The size of a busbar insulator¹ directly impacts electrical safety, heat dissipation, and mechanical stability. Choosing the wrong dimensions can lead to system failures, increased maintenance costs, and even safety hazards.

Take it from my client Henrik Müller, a solar project developer in Hamburg. He once insisted on using oversized insulators for a 1.5kV system, thinking "bigger must be better." The results? Let me explain...

[Table of contents]

• Why Does Insulator Size Matter for Electrical Performance?
  • The Goldilocks Principle of Sizing
• How to Select the Right Busbar Insulator Size?
  • Real-World Testing Protocol
• Can Certifications Guarantee Proper Busbar Insulator Sizing?
  • The Certification Trap (Real Data)
• Case Study: When Size Directly Impacted Profit Margins

Why Does Insulator Size Matter for Electrical Performance?

Electrical systems are like precision watches – every component must fit perfectly. A 2mm deviation in insulator dimensions can create dangerous creepage distances².

Busbar insulator size determines voltage distribution, surface leakage current, and arc flash risks. Proper sizing ensures uniform electrical stress across the insulator surface.

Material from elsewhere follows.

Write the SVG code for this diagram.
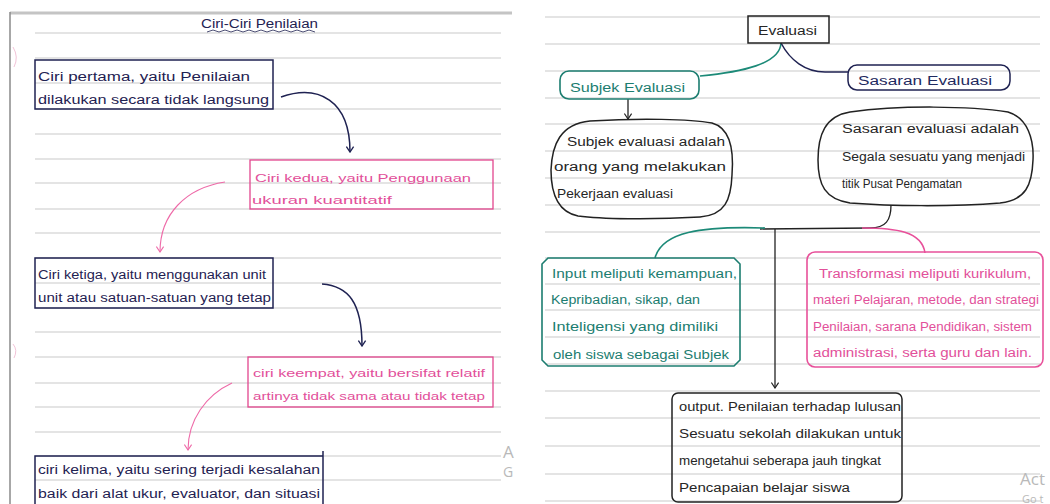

The Goldilocks Principle of Sizing

• Too small:

  Issue	Consequence
  Overcrowded components	Localized overheating
  Insufficient creepage	Short circuit risks

• Too large:

  Issue	Consequence
  Unnecessary weight	Structural stress
  Excess material cost	15-20% price increase

Our DOWE team uses a proprietary formula:
Optimal Height = (System Voltage × 1.2) / Material Dielectric Strength
This ensures compliance with IEC 62217 standards³ while avoiding over-engineering.

How to Select the Right Busbar Insulator Size?

Most buyers focus on price and certifications but overlook dimensional specifications. Let me share our 4-step selection method.

Measure busbar dimensions, calculate electrical load, check environmental factors, and validate through sample testing. Always request a busbar insulator size chart from manufacturers.

Real-World Testing Protocol

1. Lab Simulation

   • Thermal cycling (-40°C to +125°C)
   • 1000-hour salt spray test⁴

2. Field Verification

   • Load fluctuation monitoring
   • UV exposure analysis

When we worked with SolarTech last year, their engineers provided detailed busbar insulator specifications including:

• Operating temperature range
• Parallel bar spacing
• Expected wind load

This allowed us to custom-make porcelain busbar insulators that reduced their system downtime by 37%.